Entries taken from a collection
■ ■ ■ ■ ■ ■ ■

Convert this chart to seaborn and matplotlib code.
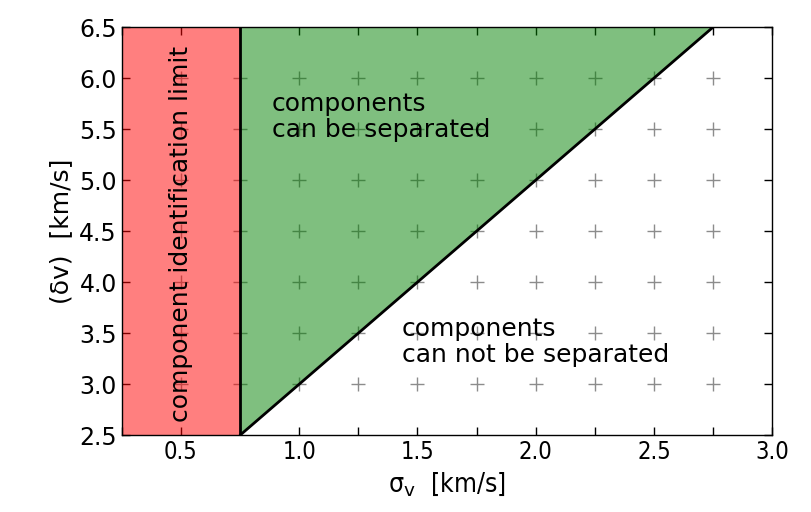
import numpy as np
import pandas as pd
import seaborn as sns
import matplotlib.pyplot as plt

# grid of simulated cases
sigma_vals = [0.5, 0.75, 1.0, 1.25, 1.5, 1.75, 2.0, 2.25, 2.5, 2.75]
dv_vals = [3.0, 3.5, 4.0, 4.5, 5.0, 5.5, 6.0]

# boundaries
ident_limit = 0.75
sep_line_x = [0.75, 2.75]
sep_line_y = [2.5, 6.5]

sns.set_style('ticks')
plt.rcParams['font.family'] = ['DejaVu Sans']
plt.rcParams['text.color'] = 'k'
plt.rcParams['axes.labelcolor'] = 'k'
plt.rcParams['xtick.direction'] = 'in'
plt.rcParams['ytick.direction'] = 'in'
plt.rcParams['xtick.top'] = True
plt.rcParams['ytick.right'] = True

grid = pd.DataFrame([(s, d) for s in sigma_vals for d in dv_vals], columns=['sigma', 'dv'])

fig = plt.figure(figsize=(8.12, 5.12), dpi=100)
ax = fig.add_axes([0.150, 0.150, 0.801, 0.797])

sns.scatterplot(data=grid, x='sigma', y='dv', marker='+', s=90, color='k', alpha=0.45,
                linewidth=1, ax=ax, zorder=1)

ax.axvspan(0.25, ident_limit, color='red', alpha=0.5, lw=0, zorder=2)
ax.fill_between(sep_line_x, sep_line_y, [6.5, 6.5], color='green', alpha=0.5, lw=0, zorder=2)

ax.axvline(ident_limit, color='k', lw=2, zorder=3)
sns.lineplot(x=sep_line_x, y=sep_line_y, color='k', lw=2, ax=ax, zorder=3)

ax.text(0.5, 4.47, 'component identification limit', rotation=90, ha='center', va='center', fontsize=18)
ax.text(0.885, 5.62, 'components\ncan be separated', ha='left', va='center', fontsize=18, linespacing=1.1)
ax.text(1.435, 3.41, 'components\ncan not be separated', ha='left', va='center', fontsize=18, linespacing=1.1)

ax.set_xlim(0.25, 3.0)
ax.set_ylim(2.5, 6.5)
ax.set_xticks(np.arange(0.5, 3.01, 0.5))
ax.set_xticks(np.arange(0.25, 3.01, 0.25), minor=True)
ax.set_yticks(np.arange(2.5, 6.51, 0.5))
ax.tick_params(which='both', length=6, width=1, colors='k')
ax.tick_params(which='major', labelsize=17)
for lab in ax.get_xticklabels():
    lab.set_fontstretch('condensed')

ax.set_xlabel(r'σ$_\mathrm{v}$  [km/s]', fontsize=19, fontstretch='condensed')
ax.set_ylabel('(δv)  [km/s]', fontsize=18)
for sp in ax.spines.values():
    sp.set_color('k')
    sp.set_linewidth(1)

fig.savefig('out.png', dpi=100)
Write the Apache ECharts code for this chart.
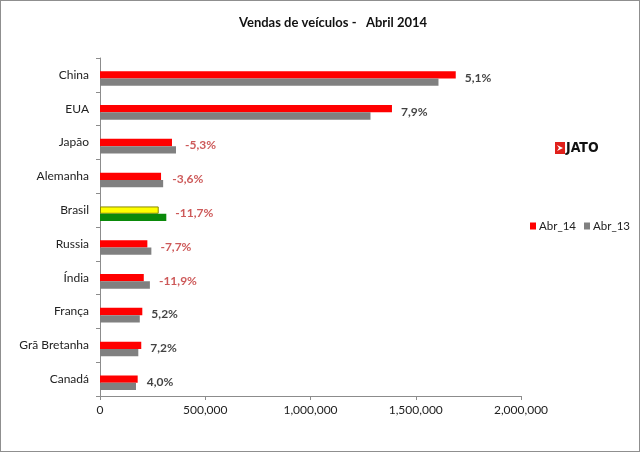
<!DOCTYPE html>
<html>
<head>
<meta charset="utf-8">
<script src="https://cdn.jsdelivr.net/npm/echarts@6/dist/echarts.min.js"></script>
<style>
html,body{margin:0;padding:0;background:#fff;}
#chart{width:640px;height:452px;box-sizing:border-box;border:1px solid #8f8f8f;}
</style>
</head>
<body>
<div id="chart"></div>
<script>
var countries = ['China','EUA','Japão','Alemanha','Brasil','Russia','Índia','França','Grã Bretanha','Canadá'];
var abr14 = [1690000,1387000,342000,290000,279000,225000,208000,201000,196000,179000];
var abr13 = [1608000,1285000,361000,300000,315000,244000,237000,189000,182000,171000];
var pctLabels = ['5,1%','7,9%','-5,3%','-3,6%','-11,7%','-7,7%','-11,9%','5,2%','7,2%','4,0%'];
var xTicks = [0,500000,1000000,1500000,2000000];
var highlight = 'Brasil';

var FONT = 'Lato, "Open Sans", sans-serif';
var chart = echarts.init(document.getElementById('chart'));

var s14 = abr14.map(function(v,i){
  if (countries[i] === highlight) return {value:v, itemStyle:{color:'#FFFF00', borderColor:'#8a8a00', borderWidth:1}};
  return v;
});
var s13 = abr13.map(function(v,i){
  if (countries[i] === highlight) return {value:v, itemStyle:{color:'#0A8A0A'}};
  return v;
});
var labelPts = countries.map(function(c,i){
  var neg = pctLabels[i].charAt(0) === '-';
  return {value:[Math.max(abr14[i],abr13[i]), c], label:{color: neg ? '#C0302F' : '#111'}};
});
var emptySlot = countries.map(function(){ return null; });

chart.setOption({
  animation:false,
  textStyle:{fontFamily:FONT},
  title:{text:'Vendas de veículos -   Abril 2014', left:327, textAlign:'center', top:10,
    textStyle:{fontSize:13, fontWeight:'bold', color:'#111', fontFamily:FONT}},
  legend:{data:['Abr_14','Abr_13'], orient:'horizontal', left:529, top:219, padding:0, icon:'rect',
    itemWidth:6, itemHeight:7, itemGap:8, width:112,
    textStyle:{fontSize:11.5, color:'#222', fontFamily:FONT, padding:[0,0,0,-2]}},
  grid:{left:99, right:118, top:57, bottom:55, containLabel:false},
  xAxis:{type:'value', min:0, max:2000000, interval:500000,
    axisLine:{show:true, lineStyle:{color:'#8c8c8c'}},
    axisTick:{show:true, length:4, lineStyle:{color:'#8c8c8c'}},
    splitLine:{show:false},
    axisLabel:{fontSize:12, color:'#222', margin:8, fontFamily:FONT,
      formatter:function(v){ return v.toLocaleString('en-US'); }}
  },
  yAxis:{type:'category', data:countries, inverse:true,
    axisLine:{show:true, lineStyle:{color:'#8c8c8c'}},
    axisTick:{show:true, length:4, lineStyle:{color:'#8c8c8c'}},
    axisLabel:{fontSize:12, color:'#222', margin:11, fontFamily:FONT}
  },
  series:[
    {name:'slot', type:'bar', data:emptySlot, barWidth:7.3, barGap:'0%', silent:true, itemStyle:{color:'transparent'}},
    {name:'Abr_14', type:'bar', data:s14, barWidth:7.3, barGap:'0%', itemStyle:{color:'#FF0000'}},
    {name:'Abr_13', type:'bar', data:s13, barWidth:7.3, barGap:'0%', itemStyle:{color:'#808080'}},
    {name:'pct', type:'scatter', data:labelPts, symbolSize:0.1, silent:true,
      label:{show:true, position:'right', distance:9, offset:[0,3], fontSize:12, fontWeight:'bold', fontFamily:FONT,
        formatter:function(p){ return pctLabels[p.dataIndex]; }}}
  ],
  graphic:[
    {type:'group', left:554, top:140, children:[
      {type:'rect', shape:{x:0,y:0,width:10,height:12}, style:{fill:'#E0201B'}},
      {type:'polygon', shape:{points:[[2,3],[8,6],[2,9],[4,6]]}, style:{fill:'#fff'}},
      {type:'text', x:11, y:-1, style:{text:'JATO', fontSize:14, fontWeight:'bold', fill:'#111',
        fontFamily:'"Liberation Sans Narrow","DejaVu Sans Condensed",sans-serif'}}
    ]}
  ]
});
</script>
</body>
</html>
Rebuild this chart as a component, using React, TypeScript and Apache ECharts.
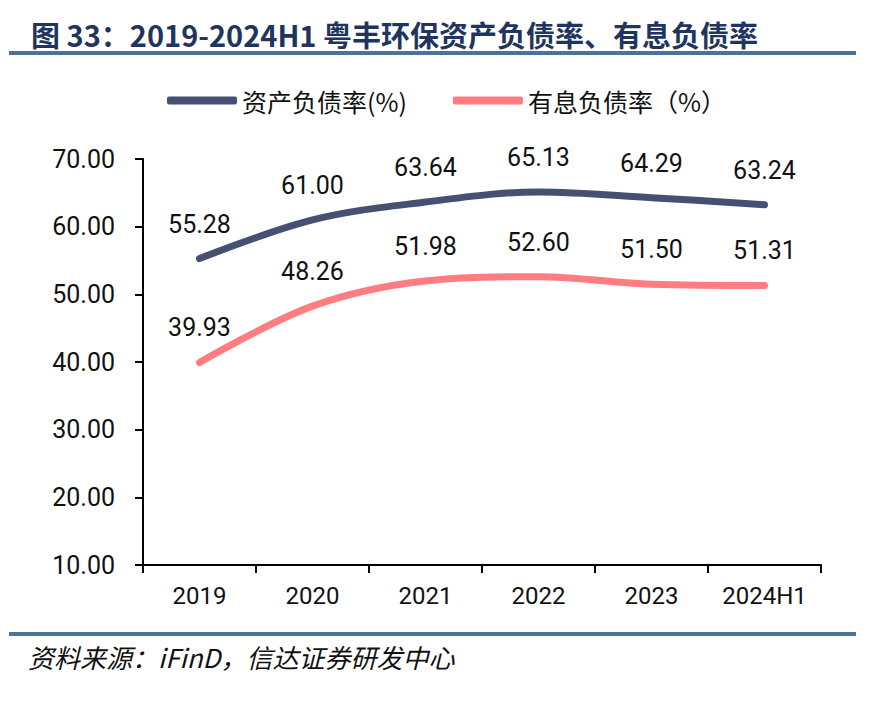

■ ■ ■ ■ ■ ■ ■

- **Stated goal**
Write the material out again exactly as it appears, dropping the pictures.

- **Problem solution**
Convert this chart to seaborn and matplotlib code.
import numpy as np
import pandas as pd
import seaborn as sns
import matplotlib.pyplot as plt

# grid of simulated cases
sigma_vals = [0.5, 0.75, 1.0, 1.25, 1.5, 1.75, 2.0, 2.25, 2.5, 2.75]
dv_vals = [3.0, 3.5, 4.0, 4.5, 5.0, 5.5, 6.0]

# boundaries
ident_limit = 0.75
sep_line_x = [0.75, 2.75]
sep_line_y = [2.5, 6.5]

sns.set_style('ticks')
plt.rcParams['font.family'] = ['DejaVu Sans']
plt.rcParams['text.color'] = 'k'
plt.rcParams['axes.labelcolor'] = 'k'
plt.rcParams['xtick.direction'] = 'in'
plt.rcParams['ytick.direction'] = 'in'
plt.rcParams['xtick.top'] = True
plt.rcParams['ytick.right'] = True

grid = pd.DataFrame([(s, d) for s in sigma_vals for d in dv_vals], columns=['sigma', 'dv'])

fig = plt.figure(figsize=(8.12, 5.12), dpi=100)
ax = fig.add_axes([0.150, 0.150, 0.801, 0.797])

sns.scatterplot(data=grid, x='sigma', y='dv', marker='+', s=90, color='k', alpha=0.45,
                linewidth=1, ax=ax, zorder=1)

ax.axvspan(0.25, ident_limit, color='red', alpha=0.5, lw=0, zorder=2)
ax.fill_between(sep_line_x, sep_line_y, [6.5, 6.5], color='green', alpha=0.5, lw=0, zorder=2)

ax.axvline(ident_limit, color='k', lw=2, zorder=3)
sns.lineplot(x=sep_line_x, y=sep_line_y, color='k', lw=2, ax=ax, zorder=3)

ax.text(0.5, 4.47, 'component identification limit', rotation=90, ha='center', va='center', fontsize=18)
ax.text(0.885, 5.62, 'components\ncan be separated', ha='left', va='center', fontsize=18, linespacing=1.1)
ax.text(1.435, 3.41, 'components\ncan not be separated', ha='left', va='center', fontsize=18, linespacing=1.1)

ax.set_xlim(0.25, 3.0)
ax.set_ylim(2.5, 6.5)
ax.set_xticks(np.arange(0.5, 3.01, 0.5))
ax.set_xticks(np.arange(0.25, 3.01, 0.25), minor=True)
ax.set_yticks(np.arange(2.5, 6.51, 0.5))
ax.tick_params(which='both', length=6, width=1, colors='k')
ax.tick_params(which='major', labelsize=17)
for lab in ax.get_xticklabels():
    lab.set_fontstretch('condensed')

ax.set_xlabel(r'σ$_\mathrm{v}$  [km/s]', fontsize=19, fontstretch='condensed')
ax.set_ylabel('(δv)  [km/s]', fontsize=18)
for sp in ax.spines.values():
    sp.set_color('k')
    sp.set_linewidth(1)

fig.savefig('out.png', dpi=100)
Write the Apache ECharts code for this chart.
<!DOCTYPE html>
<html>
<head>
<meta charset="utf-8">
<script src="https://cdn.jsdelivr.net/npm/echarts@6/dist/echarts.min.js"></script>
<style>
html,body{margin:0;padding:0;background:#fff;}
#chart{width:640px;height:452px;box-sizing:border-box;border:1px solid #8f8f8f;}
</style>
</head>
<body>
<div id="chart"></div>
<script>
var countries = ['China','EUA','Japão','Alemanha','Brasil','Russia','Índia','França','Grã Bretanha','Canadá'];
var abr14 = [1690000,1387000,342000,290000,279000,225000,208000,201000,196000,179000];
var abr13 = [1608000,1285000,361000,300000,315000,244000,237000,189000,182000,171000];
var pctLabels = ['5,1%','7,9%','-5,3%','-3,6%','-11,7%','-7,7%','-11,9%','5,2%','7,2%','4,0%'];
var xTicks = [0,500000,1000000,1500000,2000000];
var highlight = 'Brasil';

var FONT = 'Lato, "Open Sans", sans-serif';
var chart = echarts.init(document.getElementById('chart'));

var s14 = abr14.map(function(v,i){
  if (countries[i] === highlight) return {value:v, itemStyle:{color:'#FFFF00', borderColor:'#8a8a00', borderWidth:1}};
  return v;
});
var s13 = abr13.map(function(v,i){
  if (countries[i] === highlight) return {value:v, itemStyle:{color:'#0A8A0A'}};
  return v;
});
var labelPts = countries.map(function(c,i){
  var neg = pctLabels[i].charAt(0) === '-';
  return {value:[Math.max(abr14[i],abr13[i]), c], label:{color: neg ? '#C0302F' : '#111'}};
});
var emptySlot = countries.map(function(){ return null; });

chart.setOption({
  animation:false,
  textStyle:{fontFamily:FONT},
  title:{text:'Vendas de veículos -   Abril 2014', left:327, textAlign:'center', top:10,
    textStyle:{fontSize:13, fontWeight:'bold', color:'#111', fontFamily:FONT}},
  legend:{data:['Abr_14','Abr_13'], orient:'horizontal', left:529, top:219, padding:0, icon:'rect',
    itemWidth:6, itemHeight:7, itemGap:8, width:112,
    textStyle:{fontSize:11.5, color:'#222', fontFamily:FONT, padding:[0,0,0,-2]}},
  grid:{left:99, right:118, top:57, bottom:55, containLabel:false},
  xAxis:{type:'value', min:0, max:2000000, interval:500000,
    axisLine:{show:true, lineStyle:{color:'#8c8c8c'}},
    axisTick:{show:true, length:4, lineStyle:{color:'#8c8c8c'}},
    splitLine:{show:false},
    axisLabel:{fontSize:12, color:'#222', margin:8, fontFamily:FONT,
      formatter:function(v){ return v.toLocaleString('en-US'); }}
  },
  yAxis:{type:'category', data:countries, inverse:true,
    axisLine:{show:true, lineStyle:{color:'#8c8c8c'}},
    axisTick:{show:true, length:4, lineStyle:{color:'#8c8c8c'}},
    axisLabel:{fontSize:12, color:'#222', margin:11, fontFamily:FONT}
  },
  series:[
    {name:'slot', type:'bar', data:emptySlot, barWidth:7.3, barGap:'0%', silent:true, itemStyle:{color:'transparent'}},
    {name:'Abr_14', type:'bar', data:s14, barWidth:7.3, barGap:'0%', itemStyle:{color:'#FF0000'}},
    {name:'Abr_13', type:'bar', data:s13, barWidth:7.3, barGap:'0%', itemStyle:{color:'#808080'}},
    {name:'pct', type:'scatter', data:labelPts, symbolSize:0.1, silent:true,
      label:{show:true, position:'right', distance:9, offset:[0,3], fontSize:12, fontWeight:'bold', fontFamily:FONT,
        formatter:function(p){ return pctLabels[p.dataIndex]; }}}
  ],
  graphic:[
    {type:'group', left:554, top:140, children:[
      {type:'rect', shape:{x:0,y:0,width:10,height:12}, style:{fill:'#E0201B'}},
      {type:'polygon', shape:{points:[[2,3],[8,6],[2,9],[4,6]]}, style:{fill:'#fff'}},
      {type:'text', x:11, y:-1, style:{text:'JATO', fontSize:14, fontWeight:'bold', fill:'#111',
        fontFamily:'"Liberation Sans Narrow","DejaVu Sans Condensed",sans-serif'}}
    ]}
  ]
});
</script>
</body>
</html>
Rebuild this chart as a component, using React, TypeScript and Apache ECharts.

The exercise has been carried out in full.